Mientras, en el continente, Mélenchon mantiene una postura ciertamente ambigua y escapista —apoya las decisiones de Macron sobre el envío de armas, «no vaya a ser que los rusos crean que en Francia hay una fractura»—, dijo recientemente, pero al mismo tiempo advierte que su país no debe considerarse como un país beligerante, lo cual es una contradicción en sí misma, toda vez que el Elíseo está enviando armas a Kiev.
El doble frente
Los Verdes alemanes están entregados a la causa y ya no son la sombra de lo que fueron en tiempos de Petra Kelly y el general Bastian, mientras que ni en Italia, ni, por supuesto, en España la izquierda que cuestiona la OTAN ha sido capaz de articular un discurso alternativo a la carrera militarista. No para sucumbir ante el tirano Putin o dejar tirado al pueblo ucraniano, sino para aportar ideas y evitar que la guerra se cronifique, que hoy es el mayor riesgo. El invierno, aunque parezca mentira habida cuenta de las altas temperaturas, está a la vuelta de la esquina y, si se produce un aumento de la demanda de energía por razones obvias, es muy posible que la situación empeore todavía más. Tanto en el frente de combate como en millones de hogares. Los primeros, lógicamente, los ucranianos.
Esta ausencia de un debate inteligente y sincero sobre los nuevos escenarios globales es, probablemente, lo más chocante desde un punto de vista ideológico, toda vez que revela un estancamiento del pensamiento, algo que ha sido consustancial a las democracias liberales, cuyo progreso está basado, precisamente, en la lucha dialéctica entre posiciones encontradas, ambas perfectamente legítimas.
Hoy, por el contrario, en un asunto crucial como es la construcción de un nuevo orden mundial y el papel de las superpotencias y, en particular, qué hacer con la guerra de Ucrania, el debate ha desaparecido más allá de cuatro tópicos para arrancar un titular de prensa. En el caso de España, sin duda, porque el mundo que gira alrededor de Podemos, ahora de Yolanda Díaz, está ya plenamente integrado en el sistema, lo que impide que cualquier confrontación aparente no sea más que un eslogan electoral. Ni siquiera en la campaña andaluza, que hubiera sido el marco apropiado, se ha hablado de las bases americanas, que históricamente han sido uno de los caballos de batalla de la izquierda andaluza.

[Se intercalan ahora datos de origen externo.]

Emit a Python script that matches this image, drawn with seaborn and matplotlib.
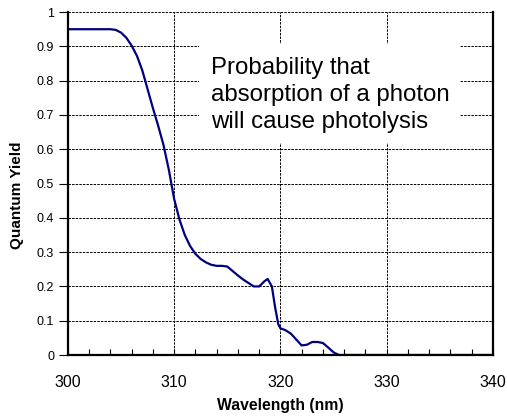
import matplotlib
matplotlib.use("Agg")
import matplotlib.pyplot as plt
import seaborn as sns
import pandas as pd
from matplotlib.patches import Rectangle
from matplotlib.ticker import MultipleLocator, FuncFormatter

# values
wavelength = [300, 301, 302, 303, 304, 304.5, 305, 305.5, 306, 306.5, 307, 307.5,
              308, 308.5, 309, 309.5, 310, 310.5, 311, 311.5, 312, 312.5, 313,
              313.5, 314, 314.5, 315, 315.5, 316, 316.5, 317, 317.5, 318, 318.5,
              318.8, 319.2, 319.5, 319.8, 320, 320.5, 321, 321.5, 322, 322.5,
              323, 323.5, 324, 324.5, 325, 325.5, 330, 335, 340]
quantum_yield = [0.95, 0.95, 0.95, 0.95, 0.95, 0.948, 0.94, 0.925, 0.902, 0.872,
                 0.83, 0.775, 0.72, 0.668, 0.612, 0.54, 0.455, 0.395, 0.35, 0.318,
                 0.295, 0.28, 0.27, 0.263, 0.26, 0.26, 0.258, 0.245, 0.232, 0.22,
                 0.21, 0.2, 0.2, 0.215, 0.222, 0.2, 0.14, 0.09, 0.078, 0.072,
                 0.062, 0.045, 0.028, 0.03, 0.038, 0.038, 0.035, 0.022, 0.008,
                 0.0, 0.0, 0.0, 0.0]
note = "Probability that\nabsorption of a photon\nwill cause photolysis"

sns.set_theme(style="white")
plt.rcParams['font.family'] = ['Liberation Sans', 'DejaVu Sans']
plt.rcParams['text.color'] = 'black'
plt.rcParams['axes.labelcolor'] = 'black'
plt.rcParams['xtick.color'] = 'black'
plt.rcParams['ytick.color'] = 'black'

df = pd.DataFrame({"wl": wavelength, "qy": quantum_yield})

fig = plt.figure(figsize=(5.07, 4.16), dpi=100)
ax = fig.add_axes([0.134, 0.1466, 0.838, 0.8244])

sns.lineplot(data=df, x="wl", y="qy", color="#000080", linewidth=1.6,
             estimator=None, sort=False, ax=ax)

ax.set_xlim(300, 340)
ax.set_ylim(0, 1)
ax.xaxis.set_major_locator(MultipleLocator(10))
ax.xaxis.set_minor_locator(MultipleLocator(2))
ax.yaxis.set_major_locator(MultipleLocator(0.1))
ax.yaxis.set_major_formatter(FuncFormatter(lambda v, p: "%g" % round(v, 2)))

ax.grid(True, which="major", color="black", linestyle=(0, (2.5, 1.2)), linewidth=0.7)
ax.tick_params(axis="x", which="both", direction="in", length=4, width=0.8,
               labelsize=11.5, pad=14.5, bottom=True)
ax.tick_params(axis="y", direction="out", length=6.5, width=0.8,
               labelsize=9, pad=3.5, left=True)

for s in ["left", "bottom", "right"]:
    ax.spines[s].set_color("black")
    ax.spines[s].set_linewidth(1.6)
ax.spines["top"].set_visible(False)

ax.set_xlabel("Wavelength (nm)", fontsize=11.3, fontweight="bold", labelpad=6)
ax.set_ylabel("Quantum Yield", fontsize=11, fontweight="bold")
ax.yaxis.set_label_coords(-0.103, 0.465)

# white box behind the note hides the grid
ax.add_patch(Rectangle((312.33, 0.618), 24.57, 0.289, facecolor="white",
                       edgecolor="none", zorder=2))
ax.text(313.46, 0.662, note, fontsize=17.3, va="baseline", ha="left",
        linespacing=1.3, zorder=3)

fig.savefig("out.png", dpi=100)
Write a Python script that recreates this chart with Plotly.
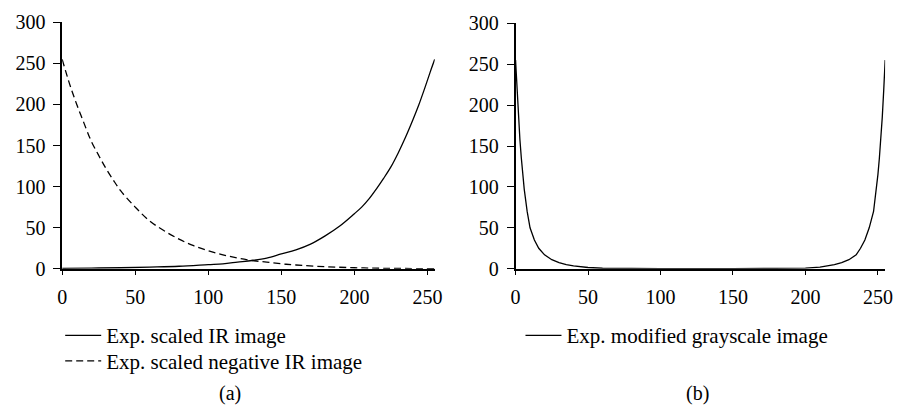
import plotly.graph_objects as go

# ---- data ----
ir_x = [0, 20, 40, 60, 80, 100, 110, 120, 130, 140, 150, 160, 170, 180, 190, 200, 205, 210, 215, 220, 225, 230,
        235, 240, 244, 248, 252, 255]
ir_y = [0.5, 0.8, 1.2, 2, 3, 5, 6, 8, 10, 13, 18, 23, 30, 40, 52, 67, 75, 85, 97, 110, 124, 141,
        160, 181, 199, 219, 240, 255]

neg_x = [0, 3, 6, 10, 15, 20, 25, 30, 35, 40, 50, 60, 70, 80, 90, 100, 110, 120, 130, 140, 150, 160, 180, 200, 220, 255]
neg_y = [255, 237, 220, 200, 177, 155, 138, 122, 108, 95, 75, 58, 46, 36, 28, 22, 17, 13, 10, 8, 6, 4.5, 2.5, 1.2, 0.5, 0]

gray_x = [0, 1, 2, 3, 4, 5, 6, 8, 10, 13, 16, 20, 25, 30, 35, 40, 50, 60, 80, 100, 150, 180, 200, 210, 215, 220,
          225, 230, 235, 238, 241, 244, 247, 249, 250, 251, 252, 253, 254, 255]
gray_y = [255, 218, 185, 158, 135, 115, 97, 70, 50, 35, 25, 17, 11, 7.5, 5, 3.5, 1.5, 0.6, 0.1, 0, 0, 0.1, 0.8, 2,
          3.5, 5, 7.5, 11, 17, 25, 35, 50, 70, 97, 115, 135, 158, 185, 218, 255]

x_ticks = [0, 50, 100, 150, 200, 250]
y_ticks = [0, 50, 100, 150, 200, 250, 300]
names = ["Exp. scaled IR image", "Exp. scaled negative IR image", "Exp. modified grayscale image"]
panel_labels = ["(a)", "(b)"]

W, H = 904, 419
FONT = "Liberation Serif"

def px(v):
    return v / W

def py(v):
    return 1 - v / H

fig = go.Figure()
fig.add_trace(go.Scatter(x=ir_x, y=ir_y, mode="lines", name=names[0], line_shape="spline",
                         line=dict(color="black", width=1.3), xaxis="x", yaxis="y", legend="legend"))
fig.add_trace(go.Scatter(x=neg_x, y=neg_y, mode="lines", name=names[1], line_shape="spline",
                         line=dict(color="black", width=1.3, dash="7px,4px"), xaxis="x", yaxis="y", legend="legend3"))
fig.add_trace(go.Scatter(x=gray_x, y=gray_y, mode="lines", name=names[2],
                         line=dict(color="black", width=1.3), xaxis="x2", yaxis="y2", legend="legend2"))

axis_common = dict(showgrid=False, zeroline=False, showline=True, linecolor="black", linewidth=1.5,
                   ticks="outside", tickcolor="black", tickwidth=1.2,
                   tickfont=dict(family=FONT, size=20, color="black"))

leg_common = dict(xanchor="left", yanchor="top", bgcolor="rgba(0,0,0,0)",
                  font=dict(family=FONT, size=21, color="black"), itemwidth=36)

fig.update_layout(
    width=W, height=H,
    margin=dict(l=0, r=0, t=0, b=0),
    paper_bgcolor="white", plot_bgcolor="white",
    font=dict(family=FONT, size=20, color="black"),
    xaxis=dict(domain=[px(58), px(436)], range=[0, 255], tickvals=x_ticks, ticklen=5,
               anchor="y", ticklabelstandoff=5, **axis_common),
    yaxis=dict(domain=[py(272), py(12)], range=[0, 300], tickvals=y_ticks, ticklen=7,
               anchor="x", ticklabelstandoff=4, **axis_common),
    xaxis2=dict(domain=[px(518), px(893)], range=[0, 255], tickvals=x_ticks, ticklen=5,
                anchor="y2", ticklabelstandoff=5, **axis_common),
    yaxis2=dict(domain=[py(272), py(13)], range=[0, 300], tickvals=y_ticks, ticklen=7,
                anchor="x2", ticklabelstandoff=4, **axis_common),
    legend=dict(x=px(56), y=py(321), **leg_common),
    legend3=dict(x=px(56), y=py(348), **leg_common),
    legend2=dict(x=px(523), y=py(321), **leg_common),
    showlegend=True,
    annotations=[
        dict(text=panel_labels[0], x=px(228), y=py(404), xref="paper", yref="paper", showarrow=False,
             xanchor="center", yanchor="middle", font=dict(family=FONT, size=20, color="black")),
        dict(text=panel_labels[1], x=px(703), y=py(404), xref="paper", yref="paper", showarrow=False,
             xanchor="center", yanchor="middle", font=dict(family=FONT, size=20, color="black")),
    ],
)

fig.write_html("out.html")
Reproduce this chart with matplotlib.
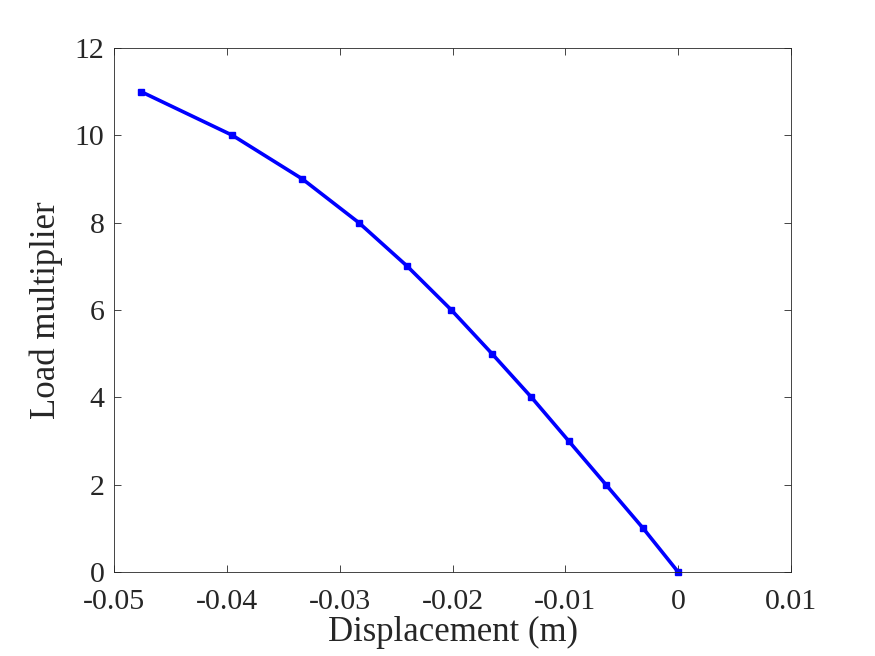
import matplotlib
matplotlib.use('Agg')
import matplotlib.pyplot as plt

# load-displacement curve
displacement = [-0.0476, -0.0395, -0.0333, -0.0283, -0.0240, -0.0201,
                -0.0165, -0.0130, -0.0097, -0.0064, -0.0031, 0.0]
load_mult = [11, 10, 9, 8, 7, 6, 5, 4, 3, 2, 1, 0]

xticks = [-0.05, -0.04, -0.03, -0.02, -0.01, 0, 0.01]
xticklabels = ['-0.05', '-0.04', '-0.03', '-0.02', '-0.01', '0', '0.01']
yticks = [0, 2, 4, 6, 8, 10, 12]

plt.rcParams['font.family'] = ['Liberation Serif', 'DejaVu Serif']
txt = '#262626'

fig = plt.figure(figsize=(8.75, 6.56), dpi=100)
ax = fig.add_axes([0.1303, 0.128, 0.7737, 0.7988])

ax.plot(displacement, load_mult, '-s', color='blue', linewidth=2.6,
        markersize=4.5, markerfacecolor='blue', markeredgecolor='blue',
        clip_on=False)

ax.set_xlim(-0.05, 0.01)
ax.set_ylim(0, 12)
ax.set_xticks(xticks)
ax.set_xticklabels(xticklabels)
ax.set_yticks(yticks)
ax.tick_params(direction='in', top=True, right=True, length=5,
               width=0.6, labelsize=21.5, colors=txt)
ax.tick_params(axis='x', pad=12)
ax.tick_params(axis='y', pad=7)
for s in ax.spines.values():
    s.set_linewidth(0.6)
    s.set_color(txt)

ax.set_xlabel('Displacement (m)', fontsize=25, color=txt, labelpad=1)
ax.set_ylabel('Load multiplier', fontsize=25, color=txt, labelpad=8)

fig.savefig('out.png', dpi=100)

El no tener nada que decir no es gratis. Pasa factura. Por supuesto que no se trata de aceptar la brutal agresión de Putin, sino de buscar salidas a un conflicto que tiene cada vez más tintes imperialistas. Lo que está en juego es, ni más ni menos, que resolver la célebre trampa de Tucídides. Como ha escrito Pablo Pombo en este periódico, «nos estamos acostumbrando a decir que nuestra sociedad se está haciendo de derechas. Quizá resulte aconsejable asumir que las capas sociales históricamente progresistas han dejado de sentirse representadas por sus partidos».
No le falta razón. El que la izquierda, ante la carrera armamentista que se avecina, en plena debacle de los países más pobres, y ante una política de bloques en la que Europa será subalterna de EEUU, meta la cabeza debajo del ala, solo refleja ausencia de nutrientes intelectuales. O, lo que es peor, una pulsión militarista desconocida desde que, en 1789, durante la Asamblea Nacional Constituyente de la Francia revolucionaria, se sentaron a la izquierda de la derecha.